Eurispes, l’Istituto di Ricerca per gli italiani che è attivo, con studi di caso dal 1982, ha condotto una nuova indagine, “Gioco pubblico e dipendenze nel Lazio”, realizzata con l’aiuto dell’Osservatorio sui Giochi, Legalità e Patologie. Quanto è emerso ha certificato che nel Lazio, terza regione in Italia per spesa media nei giochi, si gioca meno su VLT e New Slot, ma è in aumento il gioco online. Ma il dato più importante è emerso sul distanziometro, che esclude il gioco dal 99% di Roma e mette a rischio il 95% di posti di lavoro.
La domanda da porsi è una: il distanziometro, unito al quadro orario, è uno strumento inefficace? Stando all’Istituto Superiore di Sanità,raccolti da Giochidislots.com all’interno di un’infografica denominata “Type of Players in Italy 2019”, oggi come oggi, giocano circa 18 milioni e mezzo di persone, quasi la metà della popolazione: un 36,4% diviso per il 43,7% in uomini, 29,8% in donne, ed un 26,5% (pari a 13.435.000) di giocatori sociali, con cui si intendono cittadini che giocano sporadicamente per puro divertimento.
Il 4,1% del campione, ovverosia due milioni di residenti, sono considerati a basso rischio. Bassa anche la percentuale di giocatori a moderato rischio, ovvero 2,8%. I giocatori realmente problematici sono stimati intorno al milione e cinquecentomila e costituiscono, del campione, “solo” il 3%, di età compresa tra i 50 e i 64 anni. Si badi bene, si parla di problematici, e non patologici, definizione che assume valore solo dopo una attenta e certificata diagnosi medica. Coloro presi in carico, ovverosia i dipendenti patologicamente certificati che soffrono di gioco compulsivo e sono in qualche modo dipendenti dall’azzardo sono stati, in Italia, circa 13,000, assistiti dai Dipartimenti delle Dipendenze Patologiche dell’ASL. Emerge con tutta chiarezza un gap piuttosto ampio tra il numero dei giocatori considerati problematici ed il numero di giocatori realmente diagnosticati come patologici.

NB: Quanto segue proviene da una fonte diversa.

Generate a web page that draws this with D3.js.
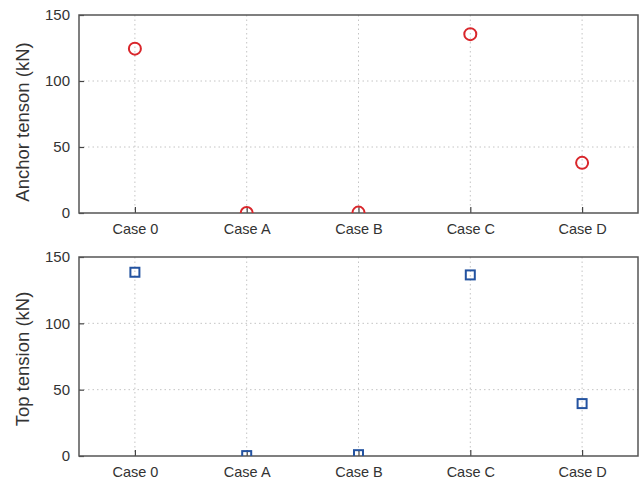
<!DOCTYPE html>
<html>
<head>
<meta charset="utf-8">
<script src="https://cdn.jsdelivr.net/npm/d3@7"></script>
<style>
  html, body { margin: 0; padding: 0; background: #fff; }
  svg text { font-family: "Liberation Sans", Arial, sans-serif; fill: #333; }
</style>
</head>
<body>
<svg id="chart" width="639" height="482"></svg>
<script>
// Load cases shown on both panels
const cases = ["Case 0", "Case A", "Case B", "Case C", "Case D"];
// Anchor line tension per case (kN)
const anchorTension = [124.5, 0, 0.3, 135.5, 38];
// Top (fairlead) tension per case (kN)
const topTension = [138.5, 0.3, 1, 136.5, 39.5];
const yTicks = [0, 50, 100, 150];

const svg = d3.select("#chart");
const left = 79, right = 638;

const x = d3.scalePoint().domain(cases).range([left, right]).padding(0.5);

const panels = [
  { top: 15, bottom: 213, labelY: 122, label: "Anchor tenson (kN)", values: anchorTension, marker: "circle", color: "#d9262b" },
  { top: 257, bottom: 456, labelY: 359, label: "Top tension (kN)", values: topTension, marker: "square", color: "#2453a0" }
];

panels.forEach((p, i) => {
  const y = d3.scaleLinear().domain([0, 150]).range([p.bottom, p.top]);
  const g = svg.append("g");

  const clipId = "clip" + i;
  svg.append("clipPath").attr("id", clipId)
    .append("rect").attr("x", left).attr("y", p.top).attr("width", right - left).attr("height", p.bottom - p.top);

  // dotted grid
  g.append("g").selectAll("line").data(yTicks.slice(1, -1)).join("line")
    .attr("x1", left).attr("x2", right)
    .attr("y1", d => y(d)).attr("y2", d => y(d))
    .attr("stroke", "#c4c4c4").attr("stroke-width", 1).attr("stroke-dasharray", "1.5,3");
  g.append("g").selectAll("line").data(cases).join("line")
    .attr("x1", d => x(d)).attr("x2", d => x(d))
    .attr("y1", p.top).attr("y2", p.bottom)
    .attr("stroke", "#c4c4c4").attr("stroke-width", 1).attr("stroke-dasharray", "1.5,3");

  // axes with inward ticks
  const yAxis = d3.axisLeft(y).tickValues(yTicks).tickSize(-5).tickPadding(9);
  const ya = g.append("g").attr("transform", `translate(${left},0)`).call(yAxis);
  ya.select(".domain").remove();
  ya.selectAll("line").attr("stroke", "#444").attr("stroke-width", 1.2);
  ya.selectAll("text").attr("font-size", 15).attr("fill", "#333")
    .attr("font-family", "'Liberation Sans', Arial, sans-serif");

  const xAxis = d3.axisBottom(x).tickSize(-6).tickPadding(11);
  const xa = g.append("g").attr("transform", `translate(0,${p.bottom})`).call(xAxis);
  xa.select(".domain").remove();
  xa.selectAll("line").attr("stroke", "#444").attr("stroke-width", 1.2);
  xa.selectAll("text").attr("font-size", 14.5).attr("fill", "#333")
    .attr("font-family", "'Liberation Sans', Arial, sans-serif");

  // frame
  g.append("rect").attr("x", left).attr("y", p.top)
    .attr("width", right - left).attr("height", p.bottom - p.top)
    .attr("fill", "none").attr("stroke", "#555").attr("stroke-width", 1.5);

  // y label
  g.append("text")
    .attr("transform", `translate(29,${p.labelY}) rotate(-90)`)
    .attr("text-anchor", "middle").attr("font-size", 18.5).attr("fill", "#333")
    .text(p.label);

  // markers
  const mg = g.append("g").attr("clip-path", `url(#${clipId})`);
  if (p.marker === "circle") {
    mg.selectAll("circle").data(p.values).join("circle")
      .attr("cx", (d, j) => x(cases[j])).attr("cy", d => y(d)).attr("r", 6)
      .attr("fill", "none").attr("stroke", p.color).attr("stroke-width", 2);
  } else {
    const s = 9;
    mg.selectAll("rect.m").data(p.values).join("rect").attr("class", "m")
      .attr("x", (d, j) => x(cases[j]) - s / 2).attr("y", d => y(d) - s / 2)
      .attr("width", s).attr("height", s)
      .attr("fill", "none").attr("stroke", p.color).attr("stroke-width", 2);
  }
});
</script>
</body>
</html>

La ricerca ha preso in considerazione anche le rispettive predilezioni su “vicinanza” o “lontananza”, dei punti di gioco da abitazioni e posti di lavoro ed il valore che le due sezioni attribuiscono alla “riservatezza”, comprovando la valutazione che Eurispes ha fornito sullo strumento più contestato degli ultimi anni, il distanziometro. Infatti è emerso che i giocatori problematici giocano eccome, ma in luoghi quanto più lontani da casa. Quelli, cioè, sensibili, ma per loro, capaci di garantire privacy per quote percentuali che, in ambedue i casi, superano il 10%. I giocatori cosiddetti problematici preferiscono quindi riservatezza, lontananza dai luoghi in cui vivono e sono quotidianamente conosciuti.
Quindi, tornando alla domanda di prima, a cosa serve il distanziometro? Si tratta di uno strumento utile? A cosa, se è il giocatore problematico a preferire di dedicarsi all’attività in luoghi lontani che garantiscono privacy e nascondono, in qualche modo, la sua condizione di difficoltà? Tanto rumore per nulla, dal momento che il distanziometro serve ad allontanare luoghi di gioco da luoghi sensibili. E dovrebbe ridurre la voglia di gioco, che invece non si modifica in base allo stesso distanziometro: né per giocatori problematici né per quelli patologici. La sua utilità è forse solo verso quei giocatori sociali, che cioè sfruttano una tantum il gioco come divertimento.